Petugas Dinas Perhubungan DKI Jakarta menunjukkan stiker ganjil genap berhologram di Jakarta, Rabu (6/3). Pemerintah Provinsi DKI Jakarta berencana mulai menerapkan sistem pembatasan kendaraan ganjil genap pada April atau Mei 2013. TEMPO/Tony Hartawan
TEMPO.CO, Jakarta - Ketua Komisi B DPRD DKI Jakarta, Selamat Nurdin, mengkritik Dinas Perhubungan DKI Jakarta dan Direktorat Lalu Lintas Polda Metro Jaya terkait dengan rencana pembatasan kendaraan dengan sistem nomor ganjil-genap. "Ada dua matahari, polisi lalu lintas, dan Dinas Perhubungan," kata dia, Jumat, 14 Maret 2013.
Menurutnya, kedua instansi itu mengadakan perangkat yang sama, yaitu on-board unit (OBU). Ditlantas akan memanfaatkan OBU untuk pengawasan ganjil-genap secara elektronik. Sedangkan Dinas Perhubungan menggunakannya untuk jalan berbayar elektronik (electronic road pricing). "Akan terjadi overlapping operasional di tengah jalan. Ini pertanda pelaksanaan lantas perlu digarisbawahi, yang lakukan siapa?" kata Selamat.

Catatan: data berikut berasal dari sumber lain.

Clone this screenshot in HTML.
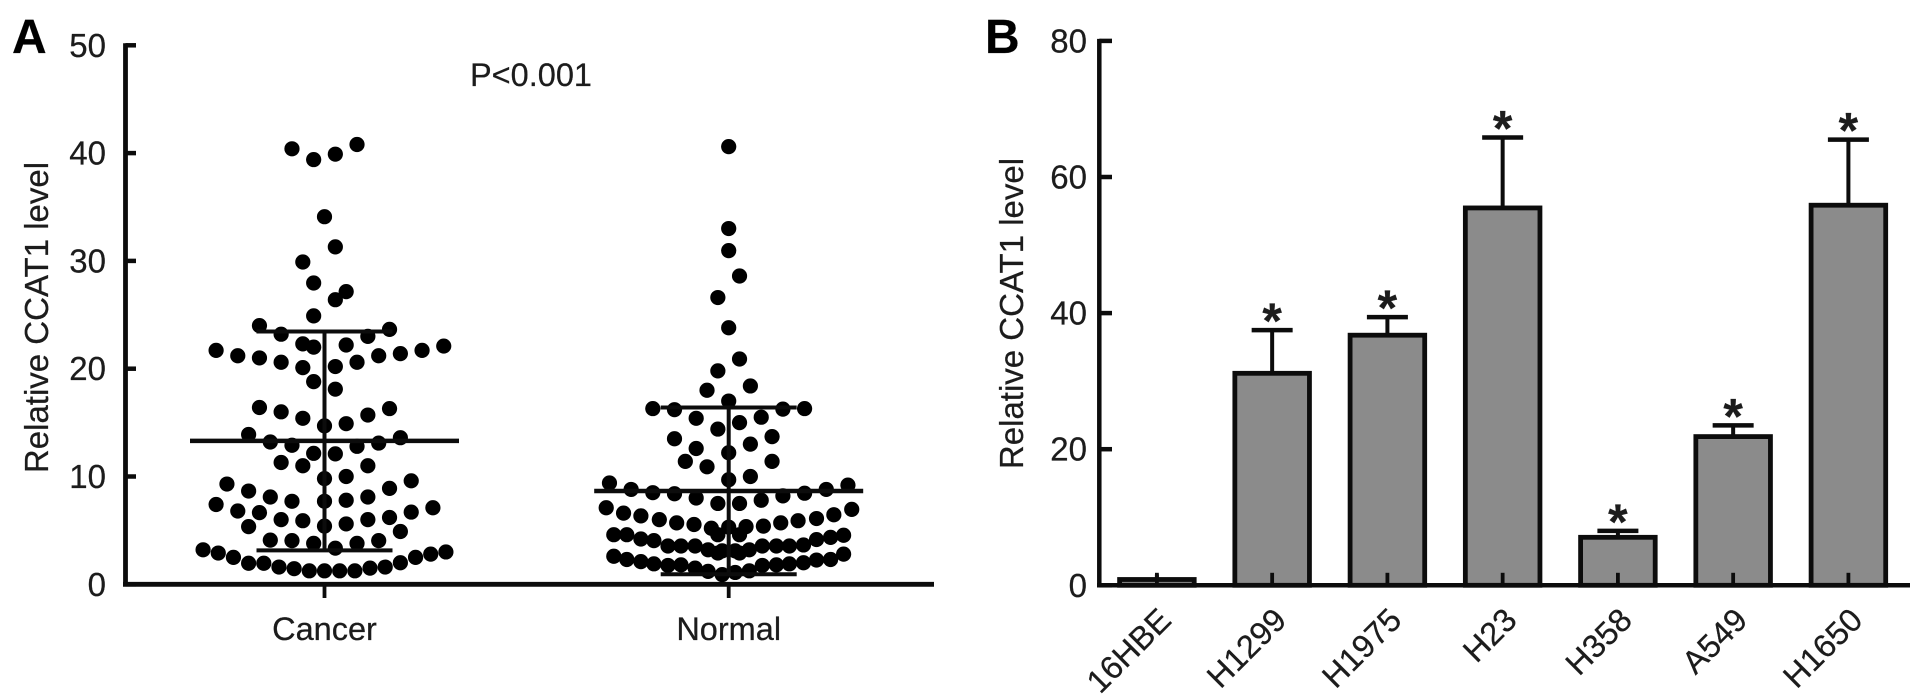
<!DOCTYPE html>
<html>
<head>
<meta charset="utf-8">
<title>CCAT1 expression charts</title>
<style>
html,body{margin:0;padding:0;background:#fff;width:1922px;height:697px;overflow:hidden}
svg{display:block}
text{font-family:"Liberation Sans",Arial,sans-serif;fill:#1c1c1c;stroke:#1c1c1c;stroke-width:0.25px}
</style>
</head>
<body>
<svg id="figure" width="1922" height="697" viewBox="0 0 1922 697" xmlns="http://www.w3.org/2000/svg">
  <text x="12" y="53" font-size="48" font-weight="bold" style="fill:#000">A</text>
  <text x="985" y="53" font-size="48" font-weight="bold" style="fill:#000">B</text>
  <text transform="translate(48,317.5) rotate(-90)" text-anchor="middle" font-size="33">Relative CCAT1 level</text>
  <text transform="translate(1023,313.5) rotate(-90)" text-anchor="middle" font-size="33">Relative CCAT1 level</text>
  <text x="531" y="86" text-anchor="middle" font-size="32.5">P&lt;0.001</text>
  <g id="panelA"></g>
  <g id="panelB"></g>
</svg>
<script>
// Panel A data
const scatterCategories = ['Cancer', 'Normal'];
const scatterTicks = [0, 10, 20, 30, 40, 50];
const cancerValues = [40.4,39.4,39.9,40.8,34.1,31.3,29.9,27.95,27.15,26.4,24.9,24.0,23.65,23.2,23.0,22.3,22.0,22.2,
  21.7,21.2,21.0,20.6,20.1,20.2,20.6,21.2,21.4,21.7,22.1,18.8,18.1,
  16.4,16.3,16.0,15.7,15.4,14.9,14.7,13.9,13.6,13.2,12.9,13.1,12.8,12.15,12.1,11.3,11.0,11.0,
  9.8,10.0,9.3,9.6,8.65,8.9,8.1,7.7,8.1,7.8,7.7,7.4,7.1,6.8,6.65,6.7,6.2,6.0,6.0,5.9,5.6,5.4,5.35,4.9,4.1,4.05,4.05,3.8,3.8,3.35,
  3.2,2.9,2.5,1.95,1.95,1.6,1.45,1.25,1.25,1.25,1.25,1.5,1.6,2.0,2.5,2.8,3.0];
const cancerSwarm = [-3,-1,1,3,0,1,-2,-1,2,1,-1,-6,6,-4,4,-2,-1,2,
  -10,-8,-6,-4,-2,1,3,5,7,9,11,-1,1,
  -6,6,-4,4,-2,2,0,-7,7,-5,-3,5,3,-1,1,-4,-2,4,
  0,2,-9,8,-7,6,-5,-3,4,2,0,-10,10,-8,-6,8,6,4,-4,-2,2,0,-7,7,-5,-3,5,3,-1,1,
  -11.2,-9.8,-8.4,-7,-5.6,-4.2,-2.8,-1.4,0,1.4,2.8,4.2,5.6,7,8.4,9.8,11.2];
const normalValues = [40.6,33.0,30.95,28.6,26.6,23.8,20.9,19.8,18.4,18.0,17.0,16.3,16.2,16.3,16.25,15.4,15.5,15.0,14.4,13.7,13.5,13.0,12.6,12.2,11.4,11.4,10.9,10.0,9.7,
  9.4,9.2,8.8,8.8,8.5,8.45,8.4,8.2,8.0,7.8,7.5,7.5,
  7.1,6.95,6.6,6.45,6.35,6.1,6.0,5.9,5.7,5.7,5.55,5.4,5.2,5.35,5.3,4.6,4.6,
  4.6,4.6,4.2,4.05,3.55,3.55,3.55,3.2,3.1,3.1,3.2,3.55,3.55,3.55,3.65,4.15,4.35,4.55,2.9,2.9,
  2.6,2.3,2.1,1.9,1.75,1.8,1.5,1.2,0.9,1.1,1.25,1.75,1.8,1.9,2.0,2.25,2.3,2.8];
const normalSwarm = [0,0,0,1,-1,0,1,-1,2,-2,0,-7,-5,7,5,-3,3,1,-1,4,-5,2,-3,0,-4,4,-2,2,0,
  -11,11,-9,9,-7,7,-5,5,-3,3,-1,1,
  -11.3,11.35,-9.7,9.7,-8.1,8.1,-6.4,6.4,-4.8,4.8,-3.2,3.2,-1.6,1.6,0,-1,1,
  -10.6,-9.4,-8.1,-6.9,-5.6,-4.4,-3.1,-1.9,-0.6,0.6,1.9,3.1,4.4,5.6,6.9,8.1,9.4,10.6,-1,1,
  -10.6,-9.4,-8.1,-6.9,-5.6,-4.4,-3.1,-1.9,-0.6,0.6,1.9,3.1,4.4,5.6,6.9,8.1,9.4,10.6];
const scatterMeans = [13.3, 8.65];
const scatterUppers = [23.45, 16.4];
const scatterLowers = [3.15, 0.93];

// Panel B data
const barCategories = ['16HBE', 'H1299', 'H1975', 'H23', 'H358', 'A549', 'H1650'];
const barValues = [1.0, 31.3, 36.9, 55.6, 7.2, 22.0, 56.0];
const barErrorTops = [1.6, 37.5, 39.4, 65.8, 8.0, 23.5, 65.5];
const barSignificant = [false, true, true, true, true, true, true];
const barTicks = [0, 20, 40, 60, 80];

const NS = 'http://www.w3.org/2000/svg';
const INK = '#0c0c0c';
const panelA = document.getElementById('panelA');
const panelB = document.getElementById('panelB');

// Axis functions
function aY(v) { return 584.3 - 10.78 * v; }
function aX(i) { return 324.5 + 404.2 * i; }
function swarmX(s) { return s * 10.84; }
function bY(v) { return 585.3 - 6.805 * v; }
function bX(i) { return 1156.9 + 115.25 * i; }

function line(parent, x1, y1, x2, y2, w) {
  const el = document.createElementNS(NS, 'line');
  el.setAttribute('x1', x1);
  el.setAttribute('y1', y1);
  el.setAttribute('x2', x2);
  el.setAttribute('y2', y2);
  el.setAttribute('stroke', INK);
  el.setAttribute('stroke-width', w);
  parent.appendChild(el);
  return el;
}
function label(parent, x, y, str, size, anchor) {
  const el = document.createElementNS(NS, 'text');
  el.setAttribute('x', x);
  el.setAttribute('y', y);
  el.setAttribute('font-size', size);
  el.setAttribute('text-anchor', anchor);
  el.textContent = str;
  parent.appendChild(el);
  return el;
}

// ---- Panel A ----
const aYAxis = line(panelA, 125.5, aY(50) - 2, 125.5, aY(0) + 2, 4.8);


const aXAxis = line(panelA, 123, aY(0), 934, aY(0), 4.8);



scatterTicks.forEach(function (t) {
  const tick = line(panelA, 125.5, aY(t), 136, aY(t), 4.5);
  
  
  const lab = label(panelA, 106, aY(t) + 11.5, String(t), 33, 'end');
  
  
});

scatterCategories.forEach(function (c, i) {
  const tick = line(panelA, aX(i), aY(0), aX(i), 598, 3.8);
  
  
  const lab = label(panelA, aX(i), 640, c, 32.5, 'middle');
  
  
});

function drawDots(values, swarm, i) {
  values.forEach(function (v, k) {
    const dot = document.createElementNS(NS, 'circle');
    dot.setAttribute('cx', aX(i) + swarmX(swarm[k]));
    dot.setAttribute('cy', aY(v));
    dot.setAttribute('r', 7.6);
    dot.setAttribute('fill', '#000');
    
    
    panelA.appendChild(dot);
  });
}
drawDots(cancerValues, cancerSwarm, 0);
drawDots(normalValues, normalSwarm, 1);

scatterCategories.forEach(function (c, i) {
  const stem = line(panelA, aX(i), aY(scatterUppers[i]), aX(i), aY(scatterLowers[i]), 4);
  
  
  const mean = line(panelA, aX(i) - 134.5, aY(scatterMeans[i]), aX(i) + 134.5, aY(scatterMeans[i]), 4.5);
  
  
  const up = line(panelA, aX(i) - 68, aY(scatterUppers[i]), aX(i) + 68, aY(scatterUppers[i]), 4);
  
  
  const low = line(panelA, aX(i) - 68, aY(scatterLowers[i]), aX(i) + 68, aY(scatterLowers[i]), 4);
  
  
});

// ---- Panel B ----
barCategories.forEach(function (c, i) {
  const cap = line(panelB, bX(i) - 20.5, bY(barErrorTops[i]), bX(i) + 20.5, bY(barErrorTops[i]), 4.5);
  
  
  if (i === 0) { cap.setAttribute('stroke-opacity', '0'); }
  const stem = line(panelB, bX(i), bY(barValues[i]), bX(i), bY(barErrorTops[i]), 4);
  
  

  const bar = document.createElementNS(NS, 'rect');
  bar.setAttribute('x', bX(i) - 37.3);
  bar.setAttribute('y', bY(barValues[i]) + 1);
  bar.setAttribute('width', 74.6);
  bar.setAttribute('height', bY(0) - bY(barValues[i]) - 1);
  bar.setAttribute('fill', '#8b8b8b');
  bar.setAttribute('stroke', INK);
  bar.setAttribute('stroke-width', 4.8);
  
  
  panelB.appendChild(bar);

  const tick = line(panelB, bX(i), bY(0) - 12.5, bX(i), bY(0), 3.8);
  
  

  const lab = label(panelB, 0, 0, c, 32.5, 'end');
  lab.setAttribute('transform', 'translate(' + (bX(i) + 16) + ',622) rotate(-45)');
  
  

  if (barSignificant[i]) {
    const star = label(panelB, bX(i), bY(barErrorTops[i]) + 8, '*', 50, 'middle');
    star.setAttribute('font-weight', 'bold');
    
    
  }
});

const bYAxis = line(panelB, 1099.3, bY(80) - 2, 1099.3, bY(0) + 2, 4.5);


const bXAxis = line(panelB, 1097, bY(0), 1910, bY(0), 4.5);



barTicks.forEach(function (t) {
  const tick = line(panelB, 1099.3, bY(t), 1112, bY(t), 4.5);
  
  
  const lab = label(panelB, 1087, bY(t) + 11.5, String(t), 33, 'end');
  
  
});
</script>
</body>
</html>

Wakil Direktur Lalu Lintas Polda Metro, Ajun Komisaris Besar Sambodo Purnomo, membantah pihaknya menandingi Dinas Perhubungan dalam pengadaan OBU. "Kami bukan mau mengadakan OBU. Siapa pun yang adakan OBU tidak masalah. Daripada menambah masalah, sudah kasus simulator, ini lagi," ujarnya. "Yang penting pengawasan bersifat sistemik."
Sementara itu, Kepala Dinas Perhubungan DKI Udar Pristono menyatakan sampel OBU yang ditunjukkan Ditlantas bukan keluaran terbaru. "Ada lagi OBU yang memakai baterai litium."
Dia mengatakan setuju menggunakan OBU. Namun, "Masih dua tahun lagi." Menurutnya, butuh waktu untuk menyiapkan infrastruktur. "Kemajuan sistem harus diikuti, tapi butuh waktu." Karena itu, saat ini cukup dengan menggunakan stiker untuk pengawasan ganjil-genap. "Walaupun kuno tapi efektif."
Dalam pengawasan ganjil-genap, Dinas dan Polda sempat bertahan dalam rencana masing-masing. Dinas menginginkan pengawasan secara manual dengan stiker biru-merah. Sedangkan Polda menginginkan pengawasan secara elektronik.